Experts also say that at times delay in decision-making kills the opportunity. During FY12, sugar mills had produced nearly one million tons exportable sugar. However, delay in granting permission to export sugar led to smuggling of nearly half a million tons sugar to the neighboring countries. They also say around half a million tons wheat is also being smuggled to neighboring countries. Pakistan has highly porous borders, which make smuggling of many commodities i.e. wheat, sugar, edible oil, dry dates, rock salt and petroleum products lucrative business.
Added to this is the mindset prevailing in Islamabad, which discourages value addition. It is on record that nearly one-third of agriculture produce is wasted because of poor roads and logistic system and highly inadequate storage facilities.
Some of the exporters try to find shortcuts rather than complying with the rules of importing countries. Pakistan produces huge quantities of fruits but these cannot be exported because of absence of processing facilities i.e. waxing and polishing or packaging according to the requirements of importing countries. They mostly dump their product in those markets where rules are lenient.
Pakistan among the top five milk producing countries but less than five per cent of the total milk produced in the country is packed in tetra packs that enhance its shelf life. Due to war on terror being fought in the northern parts of Pakistan, fruits produced in war torn areas could not be brought down to major markets. This year Pakistan would not be able to export its mangoes to Iran because of the geopolitics.

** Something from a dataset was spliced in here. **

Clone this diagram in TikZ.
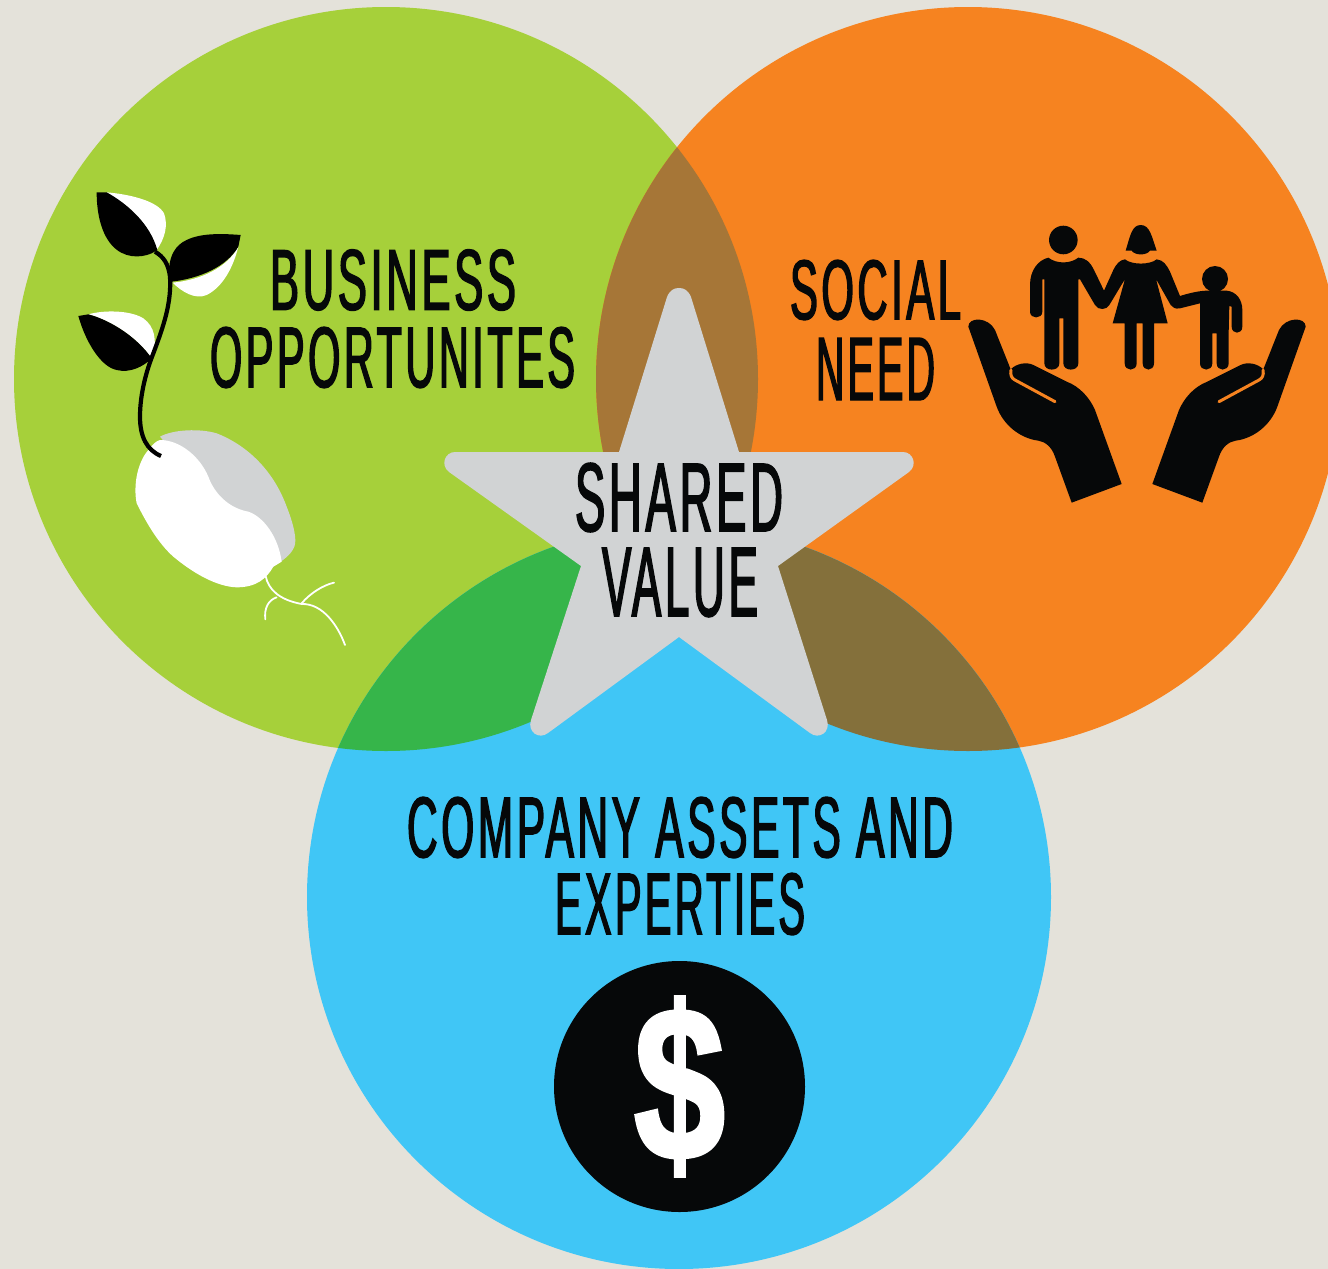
\documentclass[tikz,border=0pt]{standalone}
\usepackage{fontspec}
\usepackage{graphicx}
\setmainfont{Liberation Sans}
\newfontfamily\condfont[FakeStretch=0.48,FakeBold=1.6,LetterSpace=4]{Liberation Sans}
\newfontfamily\moneyfont[FakeBold=2.0]{Liberation Sans Bold}
\definecolor{paper}{HTML}{E4E2DA}
\definecolor{cgreen}{HTML}{A6D03A}
\definecolor{corange}{HTML}{F68320}
\definecolor{cblue}{HTML}{40C6F6}
\definecolor{mixgo}{HTML}{A67637}
\definecolor{mixgb}{HTML}{36B54A}
\definecolor{mixob}{HTML}{84703B}
\definecolor{cstar}{HTML}{D1D3D4}
\definecolor{ink}{HTML}{060809}
\newcommand{\fitline}[3]{\resizebox*{#1pt}{#2pt}{\fontsize{85}{85}\condfont #3}}
\tikzset{
  label text/.style={inner sep=0pt,outer sep=0pt,text=ink,anchor=center},
  zoomleft/.style={shift={(60,170)},x=0.33333pt,y=-0.33333pt},
  zoomfam/.style={shift={(950,210)},x=0.33333pt,y=-0.33333pt},
  zoommirror/.style={shift={(1324,210)},x=-0.33333pt,y=-0.33333pt},
}
\newcommand{\handshape}{%
  \fill[ink] (55,350) .. controls (55,320) and (115,320) .. (135,360) -- (182,478)
    .. controls (200,460) and (230,455) .. (250,465) -- (350,515)
    .. controls (390,530) and (420,565) .. (435,600) -- (515,822) -- (365,878) -- (315,740)
    .. controls (305,710) and (285,695) .. (265,692)
    .. controls (210,685) and (160,645) .. (140,590) -- cycle;
  \draw[corange,line width=3pt,line cap=round] (183,480) .. controls (180,495) and (185,505) .. (195,510) -- (315,575);
}
\begin{document}
\begin{tikzpicture}[x=1pt,y=-1pt]
\useasboundingbox (0,0) rectangle (1328,1269);
\clip (0,0) rectangle (1328,1269);
\fill[paper] (0,0) rectangle (1328,1269);
% circles
\fill[cgreen] (386,379) circle (372pt);
\fill[corange] (968,379) circle (372pt);
\fill[cblue] (679,897) circle (372pt);
% overlaps
\begin{scope}
  \clip (386,379) circle (372pt);
  \fill[mixgo] (968,379) circle (372pt);
\end{scope}
\begin{scope}
  \clip (679,897) circle (372pt);
  \fill[mixgb] (386,379) circle (372pt);
\end{scope}
\begin{scope}
  \clip (679,897) circle (372pt);
  \fill[mixob] (968,379) circle (372pt);
\end{scope}
% star
\fill[cstar] (619,452) -- (667,297) .. controls (670,290) and (674,288) .. (679,288)
  .. controls (684,288) and (688,290) .. (691,297) -- (739,452) -- (903,452)
  .. controls (913,452) and (918,465) .. (909,472) -- (778,566) -- (827,720)
  .. controls (831,732) and (819,740) .. (810,733) -- (679,637) -- (548,733)
  .. controls (539,740) and (527,732) .. (531,720) -- (581,566) -- (449,472)
  .. controls (440,465) and (445,452) .. (455,452) -- cycle;
% labels
\node[label text] (business) at (393,280) {\fitline{246}{61}{BUSINESS}};
\node[label text] (opportunites) at (392.5,357.5) {\fitline{365}{61}{OPPORTUNITES}};
\node[label text] (social) at (875.5,290) {\fitline{171}{60}{SOCIAL}};
\node[label text] (need) at (875.5,369) {\fitline{119}{62}{NEED}};
\node[label text] (shared) at (679,497.5) {\fitline{208}{69}{SHARED}};
\node[label text] (value) at (680,582.5) {\fitline{156}{69}{VALUE}};
\node[label text] (company) at (680,827.5) {\fitline{546}{61}{COMPANY ASSETS AND}};
\node[label text] (experties) at (680,904) {\fitline{250}{62}{EXPERTIES}};
% dollar badge
\fill[ink] (679.5,1086.5) circle (125.5pt);
\node[inner sep=0pt,outer sep=0pt,text=white] (dollar) at (679.5,1086.5) {\resizebox*{91pt}{178pt}{\moneyfont\$}};
% plant
\begin{scope}[zoomleft]
  \fill[cstar] (300,800) .. controls (340,778) and (420,775) .. (470,790)
    .. controls (560,825) and (640,900) .. (680,1010)
    .. controls (700,1060) and (712,1110) .. (703,1130)
    .. controls (693,1155) and (670,1170) .. (640,1190) -- (560,1100) -- cycle;
  \fill[white] (300,810) .. controls (360,810) and (420,860) .. (445,920)
    .. controls (465,975) and (510,1015) .. (565,1025)
    .. controls (610,1040) and (655,1100) .. (665,1175) -- (640,1190)
    .. controls (620,1225) and (590,1252) .. (530,1252)
    .. controls (470,1250) and (400,1210) .. (340,1160)
    .. controls (295,1120) and (260,1060) .. (230,1000)
    .. controls (220,950) and (230,880) .. (265,840)
    .. controls (275,825) and (290,812) .. (300,810) -- cycle;
  \draw[white,line width=1.8pt,line cap=round] (617,1218) .. controls (625,1260) and (660,1290) .. (725,1302)
    .. controls (790,1300) and (835,1370) .. (855,1425);
  \draw[white,line width=1.8pt,line cap=round] (725,1300) .. controls (750,1270) and (790,1245) .. (822,1238);
  \draw[white,line width=1.8pt,line cap=round] (650,1282) .. controls (625,1290) and (612,1315) .. (616,1348);
  % leaves
  \fill[white] (140,67) .. controls (200,72) and (290,90) .. (312,130)
    .. controls (325,165) and (315,205) .. (290,240) -- cycle;
  \fill[black] (110,67) -- (140,67) .. controls (200,100) and (270,160) .. (292,240) -- (275,250)
    .. controls (240,265) and (190,265) .. (155,225)
    .. controls (120,185) and (110,120) .. (110,67) -- cycle;
  \fill[white] (338,338) .. controls (420,330) and (500,295) .. (535,230)
    .. controls (520,290) and (490,350) .. (440,375)
    .. controls (405,390) and (365,365) .. (338,338) -- cycle;
  \fill[black] (542,195) .. controls (480,190) and (420,190) .. (380,210)
    .. controls (345,225) and (330,260) .. (328,290) -- (335,335)
    .. controls (420,325) and (500,290) .. (535,230) -- cycle;
  \fill[white] (85,433) .. controls (130,420) and (210,420) .. (250,445)
    .. controls (285,470) and (290,510) .. (280,560) -- (275,565)
    .. controls (230,500) and (150,450) .. (85,433) -- cycle;
  \fill[black] (55,438) -- (85,433) .. controls (150,450) and (230,500) .. (275,565)
    .. controls (250,590) and (210,610) .. (170,600)
    .. controls (120,590) and (75,510) .. (55,438) -- cycle;
  % stem
  \draw[black,line width=4.2pt] (303,858) .. controls (260,840) and (240,800) .. (240,740)
    .. controls (240,670) and (260,600) .. (280,550)
    .. controls (310,470) and (335,400) .. (330,320)
    .. controls (325,280) and (310,260) .. (285,245);
\end{scope}
% family
\begin{scope}[zoomfam]
  \fill[ink] (340,90) circle (14.3pt);
  \fill[ink] (795,207) circle (13pt);
  \fill[ink] (527,122) .. controls (540,80) and (545,45) .. (572,45)
    .. controls (600,45) and (605,80) .. (620,122) -- (600,122)
    .. controls (590,137) and (555,137) .. (545,122) -- cycle;
  \fill[ink] (240,305) -- (240,225) .. controls (240,180) and (265,150) .. (295,143)
    .. controls (320,162) and (360,162) .. (385,143)
    .. controls (405,143) and (420,155) .. (432,180) -- (462,242)
    -- (490,180) .. controls (500,160) and (510,150) .. (525,148)
    .. controls (545,165) and (600,165) .. (620,148)
    .. controls (640,150) and (650,165) .. (660,185) -- (690,258)
    .. controls (715,250) and (745,243) .. (768,242) -- (830,242)
    .. controls (860,245) and (877,270) .. (877,300) -- (877,350)
    .. controls (877,374) and (845,374) .. (845,350) -- (845,290) -- (838,288) -- (836,368) -- (836,460)
    .. controls (836,485) and (800,485) .. (800,460) -- (800,370) -- (787,370) -- (787,460)
    .. controls (787,485) and (750,485) .. (750,460) -- (750,280) -- (690,295)
    .. controls (675,298) and (668,292) .. (662,285) -- (618,207) -- (653,340) -- (612,340) -- (612,460)
    .. controls (612,485) and (578,485) .. (578,460) -- (578,340) -- (560,340) -- (560,460)
    .. controls (560,485) and (524,485) .. (524,460) -- (524,340) -- (488,340) -- (525,207) -- (478,285)
    .. controls (470,300) and (445,302) .. (435,285) -- (390,208) -- (385,208) -- (385,460)
    .. controls (385,485) and (340,485) .. (340,460) -- (340,325) -- (328,325) -- (328,460)
    .. controls (328,485) and (283,485) .. (283,460) -- (283,208) -- (277,208) -- (277,305)
    .. controls (277,328) and (240,328) .. (240,305) -- cycle;
  \handshape
\end{scope}
\begin{scope}[zoommirror]
  \handshape
\end{scope}
\end{tikzpicture}
\end{document}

Trade with Iran under the prevailing circumstances offers enormous opportunities. Iran has shown keen interest in buying wheat and halal meat from Pakistan in exchange for oil, gas, and electricity. However, policymakers sitting in Islamabad fear that if they go ahead Pakistan may face sanction. This perception is very incorrect. Lately, the United States has allowed seven countries to continue oil purchase from Iran with the understanding to reduce buying with the passage of time. The barter trade can help both the countries overcome foreign exchange crisis. As such, supplying wheat against oil has remained a practice in the past.
Since export of manufactured goods from Pakistan face a bleak outlook due to looming energy crisis, one of the possible options is that efforts should be made to export horticultural products i.e. fruits, vegetables and cut flowers. All these products have enormous market and Pakistan's share is still too small. These products are available and developing an efficient supply chain can help earn millions of dollars. The added advantage will be higher income for the rural population. Still the better option will be to go for higher value addition producing fruit pulp and juices, hams and jellies.